Carthuplas is investing nearly $10 million for the presses, other equipment and tools. The firm will begin making cases for digital versatile discs and is increasing jewel-box molding and adding some packaging machines, he said in a telephone interview.
The firm will begin production of 21/2-millimeter-thick Clip Tray packages, which consist of a plastic tray with a paper cover for use as a compact-disc mailer for Internet service providers, in retail applications or as a jewel-box replacement case. In addition to Netstal presses, the Clip Tray product uses WM tools from Switzerland and an Ilsemann packaging machine from Germany. The equipment will arrive in late April.
Carthuplas in Kennebunk employs about 50 and recorded 2001 sales of about $18 million. Its parent, Cartonneries de Thulin SA of Thulin, Belgium, employs about 200 and has production sites in Thulin and Muri, Switzerland. Cartonneries purchased the Maine operation in December 2000 for $2.3 million in acquiring the polystyrene-related business of Shape Global Technology Inc. through a bankruptcy sale.
Ciriello stabilized the business in 2001 and aims to achieve growth this year through new products and increased use of automated equipment and continuous manufacturing improvements.
Automated technology is the ``only way we can compete with China,'' he said. ``We must make the operation as automated as possible.''
Busy Quake faces possible expansion
BELGRADE, MONT. - Injection molder Quake Industries Inc. has too many proprietary and custom orders and too little capacity.

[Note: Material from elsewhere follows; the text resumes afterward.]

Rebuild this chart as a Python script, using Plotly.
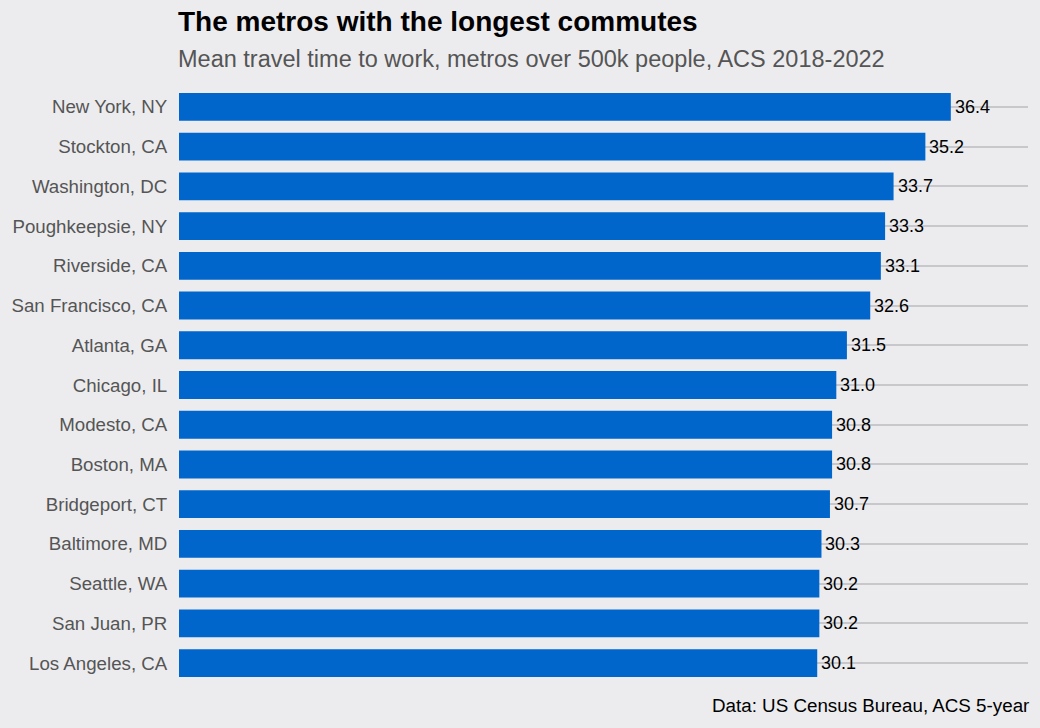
import plotly.graph_objects as go

metros = ["New York, NY", "Stockton, CA", "Washington, DC", "Poughkeepsie, NY",
          "Riverside, CA", "San Francisco, CA", "Atlanta, GA", "Chicago, IL",
          "Modesto, CA", "Boston, MA", "Bridgeport, CT", "Baltimore, MD",
          "Seattle, WA", "San Juan, PR", "Los Angeles, CA"]
commute = [36.4, 35.2, 33.7, 33.3, 33.1, 32.6, 31.5, 31.0, 30.8, 30.8,
           30.7, 30.3, 30.2, 30.2, 30.1]

title = "The metros with the longest commutes"
subtitle = "Mean travel time to work, metros over 500k people, ACS 2018-2022"
caption = "Data: US Census Bureau, ACS 5-year"

BG = "#ECECEF"
BAR = "#0066CC"
FONT = "Liberation Sans, Arial, sans-serif"

# plot bottom-to-top so first metro sits at top
cats = metros[::-1]
vals = commute[::-1]

fig = go.Figure()
fig.add_trace(go.Bar(
    x=vals, y=cats, orientation="h",
    marker=dict(color=BAR, line=dict(width=0)),
    width=0.7, hoverinfo="skip",
))

annotations = []
for c, v in zip(cats, vals):
    annotations.append(dict(
        x=v, y=c, xref="x", yref="y", text=f"{v:.1f}", showarrow=False,
        xanchor="left", yanchor="middle", xshift=2,
        font=dict(family=FONT, size=18, color="#000000"),
    ))

H_PLOT = 604.0
def py(pix):
    return (687 - pix) / H_PLOT

annotations.append(dict(
    x=0, y=py(22), xref="paper", yref="paper", text=f"<b>{title}</b>",
    showarrow=False, xanchor="left", yanchor="middle", xshift=-3,
    font=dict(family=FONT, size=28, color="#000000"),
))
annotations.append(dict(
    x=0, y=py(59), xref="paper", yref="paper", text=subtitle,
    showarrow=False, xanchor="left", yanchor="middle", xshift=-3,
    font=dict(family=FONT, size=23.5, color="#555555"),
))
annotations.append(dict(
    x=1, y=py(705), xref="paper", yref="paper", text=caption,
    showarrow=False, xanchor="right", yanchor="middle", xshift=3,
    font=dict(family=FONT, size=18.8, color="#000000"),
))

fig.update_layout(
    width=1040, height=728,
    margin=dict(l=179, r=12, t=83, b=41),
    paper_bgcolor=BG, plot_bgcolor=BG,
    showlegend=False,
    bargap=0.3,
    annotations=annotations,
    xaxis=dict(range=[0, 36.4 * 1.1], showgrid=False, zeroline=False,
               showticklabels=False, ticks="", fixedrange=True),
    yaxis=dict(categoryorder="array", categoryarray=cats,
               range=[-0.6, len(cats) - 0.4],
               showgrid=True, gridcolor="#C8C8CC", gridwidth=1.5,
               zeroline=False, ticks="outside", ticklen=7, tickcolor=BG,
               tickfont=dict(family=FONT, size=18.7, color="#555555")),
)

fig.write_html("out.html")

``We have not felt the recession at all,'' Ron Pierzina, vice president and co-owner, said by telephone from Belgrade. ``We have been almost inundated with business'' and, in some cases, the firm has lost available custom jobs for lack of capacity.
Quake has farmed out four jobs with small-tonnage requirements and may decide by late April on adding another injection molding press. In January, Quake expanded by moving from its 8,000-square-foot site to a nearby, 22,000-square-foot site and began using a newly acquired, 330-ton Roboshot. Quake also operates two other presses with clamping forces of 165 and 220 tons.
Employment reached 22 with the recent addition of two workers.
Quake had 2001 sales of $1.5 million, and Pierzina said this year's sales may approach $2 million. He and his wife, Laura, the company's president, started Quake in 1990.
The firm's proprietary lines include rifle and shotgun slings, Claw-brand game-bag straps and long-gun and optic accessories.
``We can't keep up with the bump up in orders,'' he said, and May marks the firm's busy season.